> [Data]:
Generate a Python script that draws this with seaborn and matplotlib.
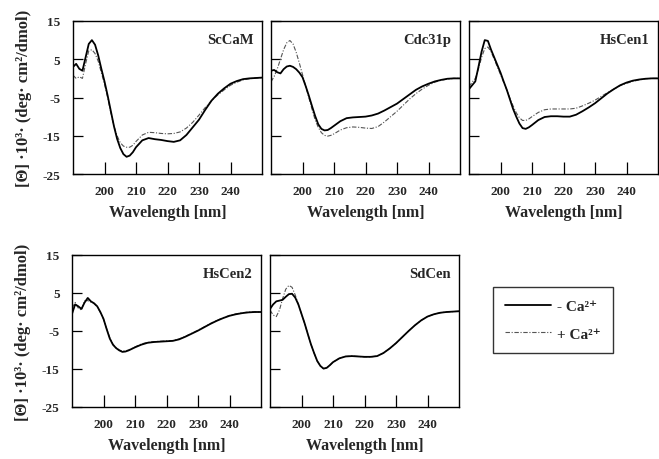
import matplotlib
matplotlib.use("Agg")
import matplotlib.pyplot as plt
import seaborn as sns
import pandas as pd
from matplotlib.lines import Line2D

# wavelength grid (nm), shared by every spectrum
wavelength = [190, 191, 192, 193, 194, 195, 196, 197, 198, 199, 200, 201, 202, 203,
              204, 205, 206, 207, 208, 209, 210, 212, 214, 216, 218, 220, 222, 224,
              226, 228, 230, 232, 234, 236, 238, 240, 242, 244, 246, 248, 250]

# -Ca2+ (solid) and +Ca2+ (dash-dot) spectra, [Theta]*1e-3
sccam_apo = [3.0, 3.8, 2.5, 2.0, 5.5, 9.0, 10.0, 8.8, 6.0, 2.5, -0.8, -4.5, -8.5, -12.5,
             -15.8, -18.2, -19.8, -20.5, -20.2, -19.3, -18.0, -16.2, -15.6, -15.9, -16.1, -16.4, -16.6, -16.2,
             -14.8, -12.8, -10.8, -8.2, -5.8, -4.0, -2.6, -1.4, -0.7, -0.2, 0.0, 0.1, 0.2]
sccam_ca = [0.8, 0.0, 0.4, 0.0, 3.8, 7.2, 7.5, 6.5, 4.5, 1.5, -1.5, -5.0, -9.0, -12.5,
            -15.0, -16.8, -17.7, -18.0, -18.0, -17.5, -16.5, -14.8, -14.1, -14.2, -14.4, -14.5, -14.4, -14.0,
            -13.0, -11.5, -9.6, -7.6, -5.8, -4.3, -3.0, -1.8, -1.0, -0.4, -0.1, 0.1, 0.2]

cdc31_apo = [2.0, 2.2, 1.6, 1.3, 2.4, 3.1, 3.3, 3.0, 2.4, 1.5, 0.3, -2.0, -4.5, -7.2,
             -9.8, -12.0, -13.2, -13.6, -13.5, -13.0, -12.4, -11.2, -10.4, -10.2, -10.1, -10.0, -9.7, -9.2,
             -8.4, -7.5, -6.6, -5.4, -4.2, -3.0, -2.1, -1.4, -0.8, -0.4, -0.1, 0.0, 0.0]
cdc31_ca = [-0.9, 0.5, 2.5, 5.0, 7.5, 9.3, 9.9, 9.0, 6.8, 4.0, 1.0, -2.0, -5.0, -8.0,
            -10.8, -12.8, -14.2, -14.9, -15.1, -14.9, -14.5, -13.5, -12.9, -12.7, -12.8, -13.0, -13.1, -12.6,
            -11.4, -10.0, -8.6, -7.0, -5.4, -4.0, -2.8, -1.8, -1.0, -0.5, -0.2, 0.0, 0.0]

hscen1_apo = [-2.8, -1.8, -0.8, 3.0, 7.0, 10.0, 9.8, 7.5, 5.5, 3.5, 1.5, -0.8, -3.0, -5.5,
              -8.0, -10.0, -11.8, -13.0, -13.2, -12.8, -12.2, -10.9, -10.1, -9.9, -9.9, -10.0, -10.0, -9.5,
              -8.6, -7.6, -6.5, -5.2, -3.9, -2.8, -1.8, -1.1, -0.6, -0.3, -0.1, 0.0, 0.0]
hscen1_ca = [-2.2, -1.0, 0.0, 2.5, 5.5, 7.8, 8.2, 7.0, 5.0, 3.0, 1.0, -1.0, -3.0, -5.2,
             -7.2, -9.0, -10.3, -11.0, -11.0, -10.6, -10.0, -8.9, -8.2, -8.0, -8.0, -8.0, -8.0, -7.8,
             -7.2, -6.5, -5.7, -4.7, -3.7, -2.8, -1.9, -1.3, -0.8, -0.4, -0.1, 0.0, 0.0]

hscen2_apo = [-0.5, 2.0, 1.5, 0.8, 2.5, 3.7, 2.8, 2.3, 1.5, 0.0, -1.8, -4.5, -7.0, -8.6,
              -9.5, -10.1, -10.5, -10.4, -10.1, -9.7, -9.3, -8.6, -8.1, -7.9, -7.8, -7.7, -7.6, -7.2,
              -6.5, -5.7, -4.9, -4.0, -3.1, -2.3, -1.6, -1.0, -0.6, -0.3, -0.1, 0.0, 0.0]
hscen2_ca = [1.0, 2.5, 1.0, 0.5, 3.0, 3.0, 2.6, 2.2, 1.4, -0.1, -1.9, -4.4, -6.8, -8.5,
             -9.4, -10.0, -10.3, -10.2, -10.0, -9.6, -9.2, -8.4, -8.0, -7.8, -7.7, -7.6, -7.5, -7.1,
             -6.4, -5.6, -4.8, -3.9, -3.0, -2.2, -1.5, -0.9, -0.5, -0.2, 0.0, 0.0, 0.0]

sdcen_apo = [0.8, 2.0, 2.8, 3.0, 3.2, 4.0, 4.7, 4.8, 3.8, 2.0, -0.5, -3.0, -5.8, -8.5,
             -10.8, -12.9, -14.2, -14.9, -14.7, -14.0, -13.2, -12.2, -11.7, -11.6, -11.7, -11.8, -11.8, -11.6,
             -10.8, -9.6, -8.2, -6.6, -5.0, -3.5, -2.2, -1.2, -0.6, -0.2, 0.0, 0.1, 0.2]
sdcen_ca = [0.5, -0.8, -1.2, 0.5, 3.5, 6.0, 7.0, 6.5, 4.5, 2.0, -0.5, -3.0, -5.8, -8.5,
            -10.8, -12.9, -14.2, -14.9, -14.7, -14.0, -13.2, -12.2, -11.7, -11.6, -11.7, -11.8, -11.8, -11.6,
            -10.8, -9.6, -8.2, -6.6, -5.0, -3.5, -2.2, -1.2, -0.6, -0.2, 0.0, 0.1, 0.2]

panel_names = ["ScCaM", "Cdc31p", "HsCen1", "HsCen2", "SdCen"]
apo_series = [sccam_apo, cdc31_apo, hscen1_apo, hscen2_apo, sdcen_apo]
ca_series = [sccam_ca, cdc31_ca, hscen1_ca, hscen2_ca, sdcen_ca]

x_ticks = [200, 210, 220, 230, 240]
y_ticks = [-25, -15, -5, 5, 15]
legend_labels = ["- Ca²⁺", "+ Ca²⁺"]
y_label = "[Θ] ·10³· (deg· cm²/dmol)"

sns.set_theme(style="ticks")
plt.rcParams["font.family"] = ["Liberation Serif", "DejaVu Serif"]
plt.rcParams["font.weight"] = "bold"
plt.rcParams["axes.unicode_minus"] = False

W, H = 659, 460
fig = plt.figure(figsize=(W / 100, H / 100), dpi=100)

# panel boxes in pixels: (left, top, right, bottom)
boxes = [(73, 22, 262, 175), (271, 22, 460, 175), (469, 22, 658, 175),
         (72, 256, 261, 408), (270, 256, 459, 408)]

solid_kw = dict(color="black", linewidth=1.3, linestyle="-")
dash_kw = dict(color="#555555", linewidth=0.8, linestyle=(0, (4, 1.5, 1, 1.5)))

for i, (name, apo, ca) in enumerate(zip(panel_names, apo_series, ca_series)):
    l, t, r, b = boxes[i]
    ax = fig.add_axes([l / W, 1 - b / H, (r - l) / W, (b - t) / H])
    df = pd.DataFrame({"wl": wavelength, "apo": apo, "ca": ca})
    sns.lineplot(data=df, x="wl", y="ca", ax=ax, **dash_kw)
    sns.lineplot(data=df, x="wl", y="apo", ax=ax, **solid_kw)
    ax.set_xlim(190, 250)
    ax.set_ylim(-25, 15)
    ax.set_xticks(x_ticks)
    ax.set_yticks(y_ticks)
    ax.tick_params(axis="x", direction="in", length=9, width=0.9, pad=8,
                   labelsize=9.5, color="black")
    ax.tick_params(axis="y", direction="in", length=7.5, width=0.9, pad=9,
                   labelsize=9.5, color="black")
    for s in ax.spines.values():
        s.set_linewidth(1.0)
        s.set_color("black")
    ax.set_xlabel("Wavelength [nm]", fontsize=11.5, fontweight="bold", labelpad=5)
    if i in (0, 3):
        ax.set_ylabel(y_label, fontsize=12, fontweight="bold", labelpad=8)
    else:
        ax.set_ylabel("")
        ax.tick_params(axis="y", labelleft=False)
    ax.text(0.955, 0.88, name, transform=ax.transAxes, ha="right", va="center",
            fontsize=10.5, fontweight="bold")

handles = [Line2D([], [], **solid_kw), Line2D([], [], **dash_kw)]
leg = fig.legend(handles, legend_labels, loc="center",
                 bbox_to_anchor=(553 / W, 1 - 321 / H), frameon=True,
                 fancybox=False, edgecolor="black", fontsize=11,
                 handlelength=3.0, handletextpad=0.4, borderpad=0.8,
                 borderaxespad=0, labelspacing=0.9)
leg.get_frame().set_linewidth(1.0)
leg.get_frame().set_facecolor("white")

fig.savefig("out.png", dpi=100)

> [Exercise instructions]:
Begin at the top of the material above and output each line exactly, stopping after the line that holds "246, 248, 250]". Leave out pictures.

> [Expected answer]:
Generate a Python script that draws this with seaborn and matplotlib.
import matplotlib
matplotlib.use("Agg")
import matplotlib.pyplot as plt
import seaborn as sns
import pandas as pd
from matplotlib.lines import Line2D

# wavelength grid (nm), shared by every spectrum
wavelength = [190, 191, 192, 193, 194, 195, 196, 197, 198, 199, 200, 201, 202, 203,
              204, 205, 206, 207, 208, 209, 210, 212, 214, 216, 218, 220, 222, 224,
              226, 228, 230, 232, 234, 236, 238, 240, 242, 244, 246, 248, 250]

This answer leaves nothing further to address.